Kerry supporters also turned out in large numbers this year, but they were outnumbered by those citizens who voted for Bush.

"The alliance between the tiny fraction at the top of the pyramid and the teeming masses of mouth-breathers at its enormous base has never been stronger," a triumphant Bush said. "We have an understanding, them and us. They help us stay rich, and in return, we help them stay poor. See? No matter what naysayers may think, the system works."

Added Bush: "God bless America's backwards hicks, lunchpail-toting blockheads, doddering elderly, and bumpity-car-driving Spanish-speakers."

http://www.theonion.com/content/node/30774
fspiceland
QUOTE (adamquestor @ Sep 12 2008, 08:56 AM) *
IMO, the election this year is as simple as the 1964 election.

Obama = a chance to survive, even thrive

Palin = nuclear war and the end of the world

This should be our simple message.


I thought the second Bush term was supposed to be the end of the world.
egghead
Frank Rich said something about how Obama should show us what the future looks like. I thought that was a grand idea. But Obama still needs to pound McCain/Bush over the economy WHILE he's showing the undecideds pictures.
5by5
QUOTE (fspiceland @ Sep 15 2008, 10:45 AM) *
I thought the second Bush term was supposed to be the end of the world.

Bush was just the finishing touches on the coffin the Republicans have been building for American Democracy for the last 40 years. McCain will be the nails, and Palin will be the pyre upon which it is burned, along with a number of interesting books.
TapDuncan
The best thing is, that when we trounce them, we will be rid of both Magoo and scarah. forever. I bet he get's voted out upon his loss, and she will be served with divorce papers because Toad found a hot chick while on the snowmachine circuit.
plodder
QUOTE (fspiceland @ Sep 15 2008, 01:45 PM) *
I thought the second Bush term was supposed to be the end of the world.

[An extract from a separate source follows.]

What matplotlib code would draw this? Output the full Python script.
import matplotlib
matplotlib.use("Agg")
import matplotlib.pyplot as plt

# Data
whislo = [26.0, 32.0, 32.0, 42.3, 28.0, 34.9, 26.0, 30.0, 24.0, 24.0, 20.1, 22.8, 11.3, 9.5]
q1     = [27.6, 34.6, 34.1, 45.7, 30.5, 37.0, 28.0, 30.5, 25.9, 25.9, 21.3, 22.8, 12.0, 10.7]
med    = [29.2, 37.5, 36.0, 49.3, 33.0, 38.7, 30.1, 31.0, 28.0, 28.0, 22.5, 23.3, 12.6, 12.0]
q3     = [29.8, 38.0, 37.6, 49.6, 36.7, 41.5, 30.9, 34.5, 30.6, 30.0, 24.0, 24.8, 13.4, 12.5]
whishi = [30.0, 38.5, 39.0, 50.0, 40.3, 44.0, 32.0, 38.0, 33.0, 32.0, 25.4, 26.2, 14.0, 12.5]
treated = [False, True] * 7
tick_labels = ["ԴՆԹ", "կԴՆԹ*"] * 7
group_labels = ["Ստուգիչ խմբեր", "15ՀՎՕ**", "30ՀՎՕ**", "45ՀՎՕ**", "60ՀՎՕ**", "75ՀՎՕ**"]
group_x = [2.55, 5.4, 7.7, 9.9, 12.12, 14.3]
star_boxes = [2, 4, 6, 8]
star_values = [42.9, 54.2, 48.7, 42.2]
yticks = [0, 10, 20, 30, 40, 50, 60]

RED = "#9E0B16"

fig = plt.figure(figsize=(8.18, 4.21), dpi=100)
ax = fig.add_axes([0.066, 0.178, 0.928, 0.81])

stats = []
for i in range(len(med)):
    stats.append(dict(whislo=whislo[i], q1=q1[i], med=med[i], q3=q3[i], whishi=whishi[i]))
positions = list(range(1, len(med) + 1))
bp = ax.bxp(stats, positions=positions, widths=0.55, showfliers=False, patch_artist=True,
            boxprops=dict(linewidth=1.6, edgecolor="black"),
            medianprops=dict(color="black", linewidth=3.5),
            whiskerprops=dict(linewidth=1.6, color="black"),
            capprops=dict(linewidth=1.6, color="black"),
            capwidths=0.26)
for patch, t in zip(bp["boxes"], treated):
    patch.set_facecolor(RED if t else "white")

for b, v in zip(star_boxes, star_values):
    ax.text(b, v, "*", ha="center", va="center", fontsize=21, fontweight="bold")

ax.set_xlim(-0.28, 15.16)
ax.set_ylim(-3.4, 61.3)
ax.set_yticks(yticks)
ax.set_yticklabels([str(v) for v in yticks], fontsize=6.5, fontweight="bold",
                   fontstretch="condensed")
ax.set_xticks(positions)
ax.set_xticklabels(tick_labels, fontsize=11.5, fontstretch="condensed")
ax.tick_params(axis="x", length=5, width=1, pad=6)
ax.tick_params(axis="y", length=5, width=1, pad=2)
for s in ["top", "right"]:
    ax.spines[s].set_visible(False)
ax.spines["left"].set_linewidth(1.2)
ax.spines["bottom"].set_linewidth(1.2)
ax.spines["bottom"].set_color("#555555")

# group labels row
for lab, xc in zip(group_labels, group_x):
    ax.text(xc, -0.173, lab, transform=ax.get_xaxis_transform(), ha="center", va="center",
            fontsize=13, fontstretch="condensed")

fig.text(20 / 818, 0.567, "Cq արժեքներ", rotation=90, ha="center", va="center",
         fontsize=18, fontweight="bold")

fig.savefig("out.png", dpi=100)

If you have been paying attention to the financial news the last year (it's continuing and getting worse) and the fact that if the scandinavian countries hadn't held secret meetings with the main leaders of the fighting groups in Iraq resulting in a ceasefire (which the USA is crediting to the surge) and the NIE report saying Iran had quit their nuke program and that the rest of NATO recognized what the Bushies were up to and didn't allow Georgia in, and if Chavez wasn't so open with the CIA's efforts to wipe him out etcetera, etcetera,.

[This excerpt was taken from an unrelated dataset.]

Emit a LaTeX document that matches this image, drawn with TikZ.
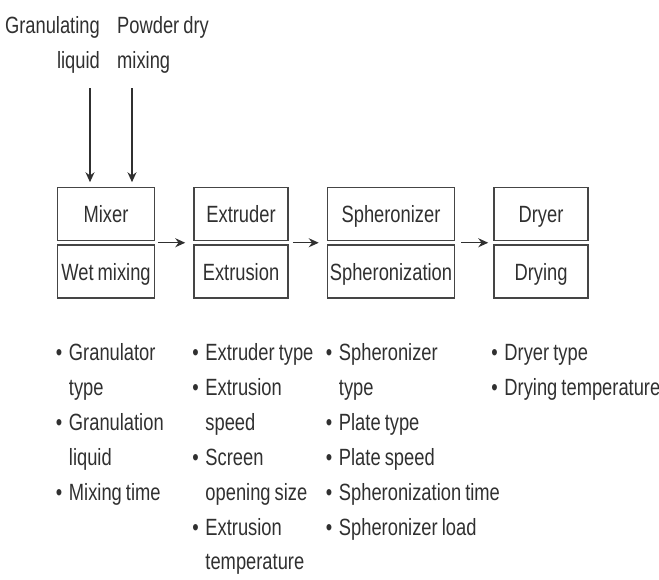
\documentclass[tikz,border=0pt]{standalone}
\usepackage{fontspec}
\setmainfont{Liberation Sans}[FakeStretch=0.78, WordSpace=0.8]
\definecolor{inkgray}{HTML}{303030}
\definecolor{boxgray}{HTML}{454545}
\usetikzlibrary{
    arrows.meta,
    positioning,
    calc
}
\newcommand{\labelfont}{\fontsize{23.5}{35}\selectfont}
\newcommand{\bitem}[1]{\spaceskip=0pt\xspaceskip=0pt\hangindent=13pt\hangafter=1\noindent\makebox[13pt][l]{•}#1\par}
\tikzstyle{stage} = [
    rectangle,
    draw=boxgray,
    line width=1.5pt,
    minimum height=53pt,
    text height=17pt,
    text depth=0pt,
    inner sep=0pt,
    text=inkgray,
    font=\labelfont
]
\tikzstyle{param} = [
    text width=190pt,
    align=left,
    inner sep=0pt,
    anchor=base west,
    text=inkgray,
    font=\labelfont
]
\tikzstyle{feed} = [
    inner sep=0pt,
    text=inkgray,
    font=\labelfont
]
\tikzstyle{flow} = [
    -{Stealth[length=10pt,width=9pt]},
    line width=1.3pt,
    draw=inkgray
]

\begin{document}
\begin{tikzpicture}[x=1pt, y=-1pt]
        \useasboundingbox (0,0) rectangle (659,580);

        % Process stages
        \node[stage, minimum width=97pt] (mixer) at (106,214) {Mixer};
        \node[stage, minimum width=94pt, right=38pt of mixer] (extruder) {Extruder};
        \node[stage, minimum width=127pt, right=38pt of extruder] (spher) {Spheronizer};
        \node[stage, minimum width=94pt, right=38pt of spher] (dryer) {Dryer};

        % Unit operations
        \node[stage, minimum width=97pt, below=3pt of mixer] (wetmix) {Wet mixing};
        \node[stage, minimum width=94pt, below=3pt of extruder] (extrusion) {Extrusion};
        \node[stage, minimum width=127pt, below=3pt of spher] (spheronization) {Spheronization};
        \node[stage, minimum width=94pt, below=3pt of dryer] (drying) {Drying};

        % Arrows
        \draw[flow, shorten <=3pt, shorten >=8pt] ([yshift=-1.5pt]mixer.south east) -- ([yshift=-1.5pt]extruder.south west);
        \draw[flow, shorten <=4pt, shorten >=8pt] ([yshift=-1.5pt]extruder.south east) -- ([yshift=-1.5pt]spher.south west);
        \draw[flow, shorten <=6pt, shorten >=5pt] ([yshift=-1.5pt]spher.south east) -- ([yshift=-1.5pt]dryer.south west);

        % Inputs
        \node[feed, align=right, anchor=north east] (liquid) at (100,16) {Granulating\\liquid};
        \node[feed, align=left, anchor=north west] (powder) at (117,16) {Powder dry\\mixing};

        \draw[flow, shorten <=15pt, shorten >=4.5pt] ([xshift=-10pt]liquid.south east) -- ([xshift=-10pt]liquid.south east |- mixer.north);
        \draw[flow, shorten <=15pt, shorten >=4.5pt] ([xshift=15pt]powder.south west) -- ([xshift=15pt]powder.south west |- mixer.north);

        % Parameters
        \coordinate (listrow) at (0,360);
        \node[param, xshift=-1pt] (mixpar) at (wetmix.south west |- listrow) {%
            \bitem{Granulator\newline type}%
            \bitem{Granulation\newline liquid}%
            \bitem{Mixing time}};
        \node[param, xshift=-1pt] (extpar) at (extrusion.south west |- listrow) {%
            \bitem{Extruder type}%
            \bitem{Extrusion\newline speed}%
            \bitem{Screen\newline opening size}%
            \bitem{Extrusion\newline temperature}};
        \node[param, xshift=-1pt] (sphpar) at (spheronization.south west |- listrow) {%
            \bitem{Spheronizer\newline type}%
            \bitem{Plate type}%
            \bitem{Plate speed}%
            \bitem{Spheronization time}%
            \bitem{Spheronizer load}};
        \node[param, xshift=-2pt, text width=169pt] (drypar) at (drying.south west |- listrow) {%
            \bitem{Dryer type}%
            \bitem{Drying temperature}};
    \end{tikzpicture}
\end{document}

Bush's term is the end of the world for a lot of Americans with mortgages, with 401k's, working in the banking biz, having jobs outsourced, insourced....and could have created so much more chaos in the world if they hadn't been cut off by facts........but I digress...........
plodder
Of course a third McBush term would be...................?

Given that Enron-linked former senator, McCain economic advisor, and mortgage-industry-specializing banking lobbyist Phil Gramm has been credited as mover and shaker behind the very law that allowed the current financial meltdown to happen, I'd love to hear what McCain and Gramm think should be done to solve this crisis.

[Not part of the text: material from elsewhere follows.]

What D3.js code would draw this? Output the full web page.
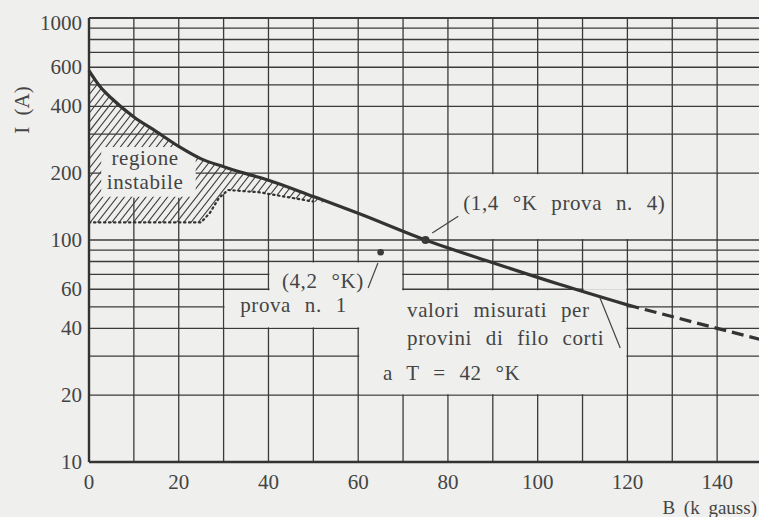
<!DOCTYPE html>
<html><head><meta charset="utf-8">
<script src="https://cdn.jsdelivr.net/npm/d3@7"></script>
<style>
html,body{margin:0;padding:0;background:#efefed;}
svg{display:block;}
text{font-family:"Liberation Serif","DejaVu Serif",serif;fill:#444;}
</style></head><body>
<svg id="chart" width="759" height="517"></svg>
<script>
// ---- data ----
const xTickLabels = [0, 20, 40, 60, 80, 100, 120, 140];
const yTickLabels = [10, 20, 40, 60, 100, 200, 400, 600, 1000];
const xGrid = [10, 20, 30, 40, 50, 60, 70, 80, 90, 100, 110, 120, 130, 140, 150];
const yGrid = [20, 30, 40, 50, 60, 70, 80, 90, 100, 200, 300, 400, 500, 600, 700, 800, 900, 1000];
// measured critical current curve (solid)
const curveB = [0, 2.5, 5, 10, 15, 20, 25, 30, 35, 40, 50, 60, 75, 90, 105, 120];
const curveI = [580, 490, 435, 358, 308, 264, 232, 214, 199, 186, 157, 132, 100, 79, 63, 51];
// extrapolated part (dashed)
const dashB = [120, 140, 150];
const dashI = [51, 40, 35.5];
// lower boundary of the unstable region (dotted)
const lowB = [0, 25, 27, 29, 31, 38, 50, 54];
const lowI = [120, 120, 133, 155, 168, 164, 149, 146.5];
// single test points
const pointB = [75, 65];
const pointI = [100, 88];

const svg = d3.select("#chart");
const x = d3.scaleLinear().domain([0, 150]).range([89, 762]);
const y = d3.scaleLog().domain([10, 1000]).range([462, 18]);
const gridCol = "#3b3b3b";

svg.append("rect").attr("width", 759).attr("height", 517).attr("fill", "#efefed");

// vertical grid
svg.append("g").selectAll("line").data(xGrid).join("line")
  .attr("x1", d => x(d)).attr("x2", d => x(d))
  .attr("y1", y(10)).attr("y2", y(1000))
  .attr("stroke", gridCol).attr("stroke-width", 1.3);

// unstable region polygon
const lineGen = d3.line().x(d => x(d[0])).y(d => y(d[1])).curve(d3.curveMonotoneX);
const topPts = curveB.map((b, i) => [b, curveI[i]]).filter(d => d[0] < 54);
topPts.push([lowB[lowB.length - 1], lowI[lowI.length - 1]]);
const lowPts = lowB.map((b, i) => [b, lowI[i]]);
let polyPath = lineGen(topPts);
lowPts.slice().reverse().forEach(p => { polyPath += "L" + x(p[0]) + "," + y(p[1]); });
polyPath += "Z";

const defs = svg.append("defs");
defs.append("clipPath").attr("id", "hatchClip").append("path").attr("d", polyPath);
defs.append("clipPath").attr("id", "upperClip").append("rect")
  .attr("x", 0).attr("y", 0).attr("width", 759).attr("height", y(155));

// hide vertical grid inside the upper hatched area
svg.append("g").attr("clip-path", "url(#upperClip)")
  .append("path").attr("d", polyPath).attr("fill", "#efefed");

// horizontal grid
svg.append("g").selectAll("line").data(yGrid).join("line")
  .attr("x1", x(0)).attr("x2", x(150))
  .attr("y1", d => y(d)).attr("y2", d => y(d))
  .attr("stroke", gridCol).attr("stroke-width", d => d === 1000 ? 1.8 : 1.3);

// hatch lines
const hg = svg.append("g").attr("clip-path", "url(#hatchClip)");
const yTop = y(700), yBot = y(100);
const slope = Math.tan(52 * Math.PI / 180);
const dxH = (yBot - yTop) / slope;
for (let k = x(0) - dxH - 10; k < x(60); k += 7.2) {
  hg.append("line").attr("x1", k).attr("y1", yBot).attr("x2", k + dxH).attr("y2", yTop)
    .attr("stroke", "#3f3f3f").attr("stroke-width", 1.1);
}

// blank (label) areas of the original drawing, in data units [b0,b1,i0,i1]
const blanks = [
  [80, 130, 100, 200],
  [40, 70, 40, 80],
  [30, 41, 40, 60],
  [69, 120, 20, 60],
  [60, 71, 20, 41],
  [110, 120, 59, 64],
  [2.5, 24, 155, 265]
];
svg.append("g").selectAll("rect").data(blanks).join("rect")
  .attr("x", d => x(d[0]) + 1).attr("y", d => y(d[3]) + 1)
  .attr("width", d => x(d[1]) - x(d[0]) - 2).attr("height", d => y(d[2]) - y(d[3]) - 2)
  .attr("fill", "#efefed");

// axes frame
svg.append("line").attr("x1", x(0)).attr("x2", x(0)).attr("y1", y(1000)).attr("y2", y(10))
  .attr("stroke", "#333").attr("stroke-width", 2.4);
svg.append("line").attr("x1", x(0)).attr("x2", x(150)).attr("y1", y(10)).attr("y2", y(10))
  .attr("stroke", "#333").attr("stroke-width", 2.4);

// dotted lower boundary
svg.append("path").attr("d", d3.line().x(d => x(d[0])).y(d => y(d[1]))(lowPts.slice(0, -1)))
  .attr("fill", "none").attr("stroke", "#333").attr("stroke-width", 2.2)
  .attr("stroke-dasharray", "1.4,3.6").attr("stroke-linecap", "round");

// solid curve
svg.append("path").attr("d", lineGen(curveB.map((b, i) => [b, curveI[i]])))
  .attr("fill", "none").attr("stroke", "#333").attr("stroke-width", 3.2);
// dashed extrapolation
svg.append("path").attr("d", d3.line().x(d => x(d[0])).y(d => y(d[1]))(dashB.map((b, i) => [b, dashI[i]])))
  .attr("fill", "none").attr("stroke", "#333").attr("stroke-width", 3.2)
  .attr("stroke-dasharray", "12,6");

// points
svg.append("g").selectAll("circle").data(pointB).join("circle")
  .attr("cx", d => x(d)).attr("cy", (d, i) => y(pointI[i]))
  .attr("r", (d, i) => i === 0 ? 4 : 3.3).attr("fill", "#3a3a3a");

// leader lines [b1,i1,b2,i2]
const leaders = [
  [76.5, 107.5, 82.3, 128],
  [64.4, 78.7, 62.2, 60.8],
  [113.9, 54.8, 118.4, 32.6]
];
svg.append("g").selectAll("line").data(leaders).join("line")
  .attr("x1", d => x(d[0])).attr("y1", d => y(d[1]))
  .attr("x2", d => x(d[2])).attr("y2", d => y(d[3]))
  .attr("stroke", "#444").attr("stroke-width", 1.2);

// tick labels
svg.append("g").selectAll("text").data(yTickLabels).join("text")
  .attr("x", 82).attr("y", d => Math.max(y(d), 23) + 7)
  .attr("text-anchor", "end").attr("font-size", 21).text(d => d);
svg.append("g").selectAll("text").data(xTickLabels).join("text")
  .attr("x", d => x(d)).attr("y", 489)
  .attr("text-anchor", "middle").attr("font-size", 21).text(d => d);

// axis titles
svg.append("text").attr("transform", "translate(29,110) rotate(-90)")
  .attr("text-anchor", "middle").attr("font-size", 21).attr("word-spacing", 6).text("I (A)");
svg.append("text").attr("x", 757).attr("y", 514)
  .attr("text-anchor", "end").attr("font-size", 19).attr("word-spacing", 4).text("B (k gauss)");

// annotations [text, b, i, anchor]
const notes = [
  ["(1,4 °K prova n. 4)", 83.4, 136, "start"],
  ["(4,2 °K)", 43, 60.8, "start"],
  ["prova n. 1", 33.7, 47.4, "start"],
  ["valori misurati per", 70.9, 45, "start"],
  ["provini di filo corti", 70.9, 33.6, "start"],
  ["a T = 42 °K", 65.5, 23.4, "start"],
  ["regione", 12.5, 218, "middle"],
  ["instabile", 12.5, 170, "middle"]
];
svg.append("g").selectAll("text").data(notes).join("text")
  .attr("x", d => x(d[1])).attr("y", d => y(d[2]))
  .attr("text-anchor", d => d[3]).attr("font-size", 21)
  .attr("letter-spacing", 0.6).attr("word-spacing", 8).text(d => d[0]);
</script>
</body></html>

As of yet, of course, their only response is to deny that any of it is significant. No problem, everything's fine. Sure, people are losing their homes to foreclosure; sure, investors are being wiped out. But hey, aside from that, everything's peachy.

Nonetheless... since McCain has indeed pegged Gramm as "one of the smartest person in the world" when it comes to economics, I'm dying to find out what Phil Gramm thinks should be done to fix the problem that Phil Gramm and the other lets-deregulate-everything Republicans helped create.

McCain economic policy shaped by lobbyist

http://www.msnbc.msn.com/id/24844889/

and

http://www.dailykos.com/storyonly/2008/9/1.../517/496/599528

and

http://query.nytimes.com/gst/fullpage.html...752C0A9649C8B63

and

http://www.dailykos.com/storyonly/2008/9/1.../011/623/599425
DonShafer
You linked to a story on The Onion?
Great website but its all satire.
I agree about "the Bubba factor", but come on, you had to have read that story and told yourself that it was over the top. Right?